### Supplied data

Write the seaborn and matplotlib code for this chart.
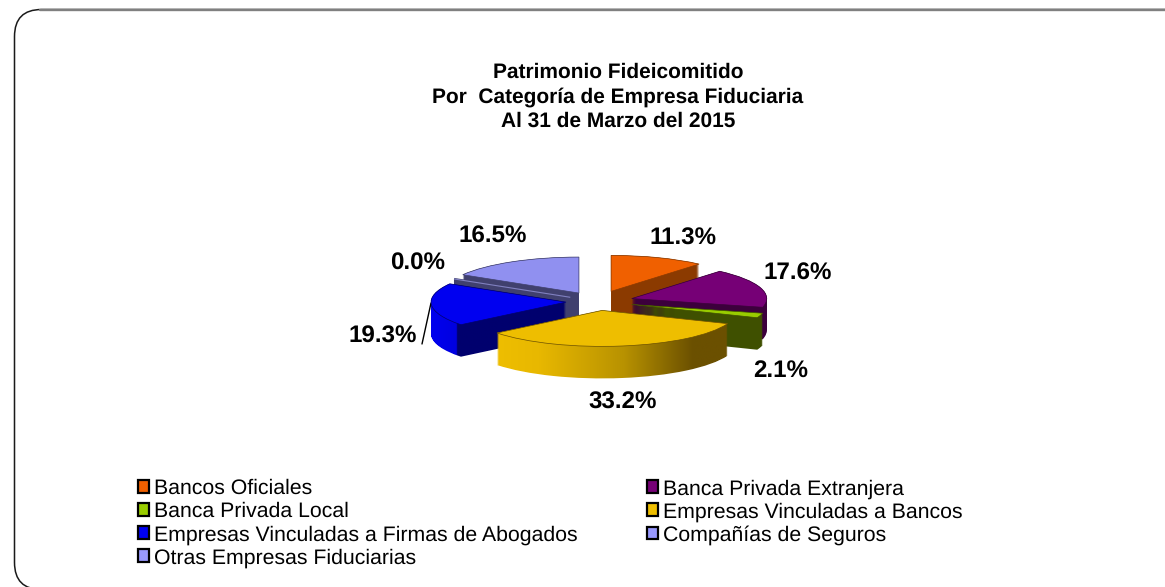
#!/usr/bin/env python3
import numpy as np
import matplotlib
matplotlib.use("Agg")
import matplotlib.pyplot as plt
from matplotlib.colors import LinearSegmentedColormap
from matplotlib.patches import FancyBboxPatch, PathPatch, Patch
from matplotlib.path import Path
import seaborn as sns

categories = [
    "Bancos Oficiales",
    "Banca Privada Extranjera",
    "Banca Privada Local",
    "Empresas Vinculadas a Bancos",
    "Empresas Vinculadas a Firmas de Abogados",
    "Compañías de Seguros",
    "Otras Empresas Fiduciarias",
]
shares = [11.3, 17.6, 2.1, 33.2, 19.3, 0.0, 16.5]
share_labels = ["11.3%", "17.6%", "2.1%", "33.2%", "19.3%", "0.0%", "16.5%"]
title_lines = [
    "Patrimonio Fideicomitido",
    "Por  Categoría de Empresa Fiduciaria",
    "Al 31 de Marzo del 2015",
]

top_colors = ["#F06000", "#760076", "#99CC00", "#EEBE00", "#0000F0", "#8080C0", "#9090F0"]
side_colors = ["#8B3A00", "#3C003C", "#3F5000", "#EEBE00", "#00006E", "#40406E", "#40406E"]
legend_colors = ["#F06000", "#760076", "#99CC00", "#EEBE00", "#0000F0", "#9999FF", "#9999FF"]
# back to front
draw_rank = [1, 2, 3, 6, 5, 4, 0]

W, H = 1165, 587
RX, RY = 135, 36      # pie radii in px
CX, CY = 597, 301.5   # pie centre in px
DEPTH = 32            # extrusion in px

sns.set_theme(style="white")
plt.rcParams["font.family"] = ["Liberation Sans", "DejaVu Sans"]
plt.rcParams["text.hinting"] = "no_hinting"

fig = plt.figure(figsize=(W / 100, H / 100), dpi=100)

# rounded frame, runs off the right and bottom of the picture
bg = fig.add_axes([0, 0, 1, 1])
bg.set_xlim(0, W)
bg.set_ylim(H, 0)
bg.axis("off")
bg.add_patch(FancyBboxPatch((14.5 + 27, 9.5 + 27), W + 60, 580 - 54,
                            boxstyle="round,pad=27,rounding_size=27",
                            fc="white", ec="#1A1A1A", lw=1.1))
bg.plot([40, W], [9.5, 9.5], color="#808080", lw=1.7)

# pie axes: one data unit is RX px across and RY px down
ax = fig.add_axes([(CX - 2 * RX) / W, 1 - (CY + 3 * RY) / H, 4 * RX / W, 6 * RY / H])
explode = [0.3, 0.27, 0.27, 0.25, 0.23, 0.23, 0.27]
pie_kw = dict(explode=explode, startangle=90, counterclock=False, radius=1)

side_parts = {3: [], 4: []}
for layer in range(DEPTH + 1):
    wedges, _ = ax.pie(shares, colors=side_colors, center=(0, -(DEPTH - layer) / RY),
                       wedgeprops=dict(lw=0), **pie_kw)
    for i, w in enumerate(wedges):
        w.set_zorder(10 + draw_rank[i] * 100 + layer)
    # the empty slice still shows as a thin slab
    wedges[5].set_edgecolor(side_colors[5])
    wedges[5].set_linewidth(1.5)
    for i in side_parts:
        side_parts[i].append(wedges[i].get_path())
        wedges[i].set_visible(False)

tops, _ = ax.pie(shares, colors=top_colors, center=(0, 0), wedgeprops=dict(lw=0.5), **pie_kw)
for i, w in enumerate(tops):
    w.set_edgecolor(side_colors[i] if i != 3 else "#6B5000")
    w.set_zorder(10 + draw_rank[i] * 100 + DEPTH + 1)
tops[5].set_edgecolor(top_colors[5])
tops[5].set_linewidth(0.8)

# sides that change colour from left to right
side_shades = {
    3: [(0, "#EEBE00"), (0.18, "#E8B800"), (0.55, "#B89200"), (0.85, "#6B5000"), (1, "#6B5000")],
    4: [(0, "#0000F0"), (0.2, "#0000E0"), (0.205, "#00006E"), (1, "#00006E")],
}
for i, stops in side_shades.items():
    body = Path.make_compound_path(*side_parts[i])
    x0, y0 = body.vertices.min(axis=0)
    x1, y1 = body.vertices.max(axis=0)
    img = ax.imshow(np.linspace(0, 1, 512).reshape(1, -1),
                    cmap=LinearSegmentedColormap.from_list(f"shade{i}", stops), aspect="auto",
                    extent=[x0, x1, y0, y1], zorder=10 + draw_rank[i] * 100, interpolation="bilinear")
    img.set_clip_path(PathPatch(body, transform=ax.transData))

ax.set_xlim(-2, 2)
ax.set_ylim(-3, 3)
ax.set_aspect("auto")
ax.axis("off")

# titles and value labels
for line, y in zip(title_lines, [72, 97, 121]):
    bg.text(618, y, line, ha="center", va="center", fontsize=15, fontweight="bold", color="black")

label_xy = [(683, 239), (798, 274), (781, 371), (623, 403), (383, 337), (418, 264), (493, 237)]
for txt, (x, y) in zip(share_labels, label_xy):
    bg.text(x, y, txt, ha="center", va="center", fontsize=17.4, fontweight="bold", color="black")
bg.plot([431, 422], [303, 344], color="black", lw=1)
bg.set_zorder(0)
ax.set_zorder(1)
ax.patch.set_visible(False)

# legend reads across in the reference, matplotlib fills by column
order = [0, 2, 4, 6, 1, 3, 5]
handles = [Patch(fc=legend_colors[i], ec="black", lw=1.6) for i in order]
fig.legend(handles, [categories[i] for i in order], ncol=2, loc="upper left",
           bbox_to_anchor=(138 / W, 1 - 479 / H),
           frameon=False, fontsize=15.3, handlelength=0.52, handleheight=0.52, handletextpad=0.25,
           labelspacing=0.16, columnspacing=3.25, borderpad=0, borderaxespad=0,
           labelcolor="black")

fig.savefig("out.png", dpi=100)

...

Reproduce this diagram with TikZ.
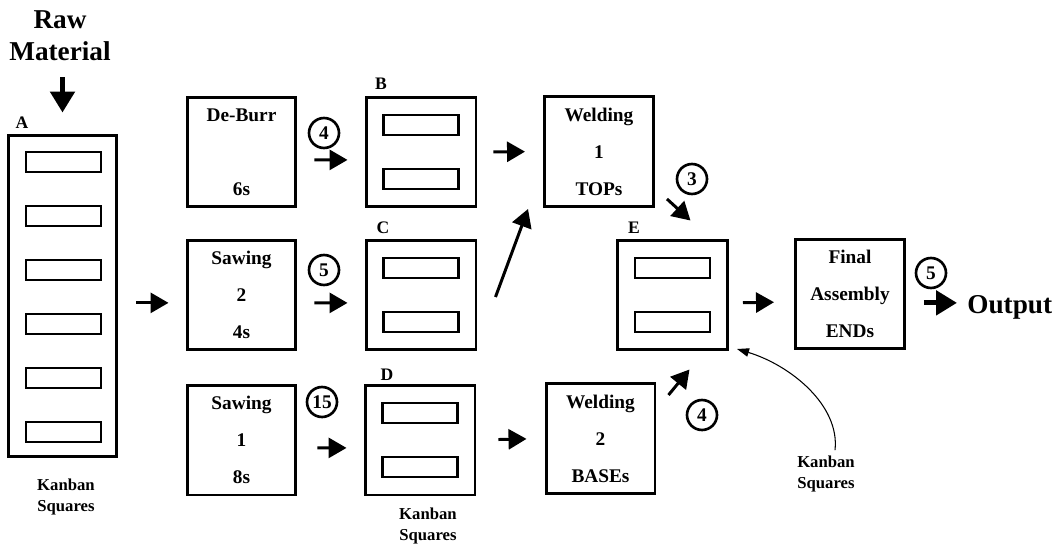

### Problem requirements
Extract exactly the lines running from the line containing "Write the seaborn" to the line containing "import seaborn as sns", with both end lines included and all pictures left out.

### Answer for this exercise
Write the seaborn and matplotlib code for this chart.
#!/usr/bin/env python3
import numpy as np
import matplotlib
matplotlib.use("Agg")
import matplotlib.pyplot as plt
from matplotlib.colors import LinearSegmentedColormap
from matplotlib.patches import FancyBboxPatch, PathPatch, Patch
from matplotlib.path import Path
import seaborn as sns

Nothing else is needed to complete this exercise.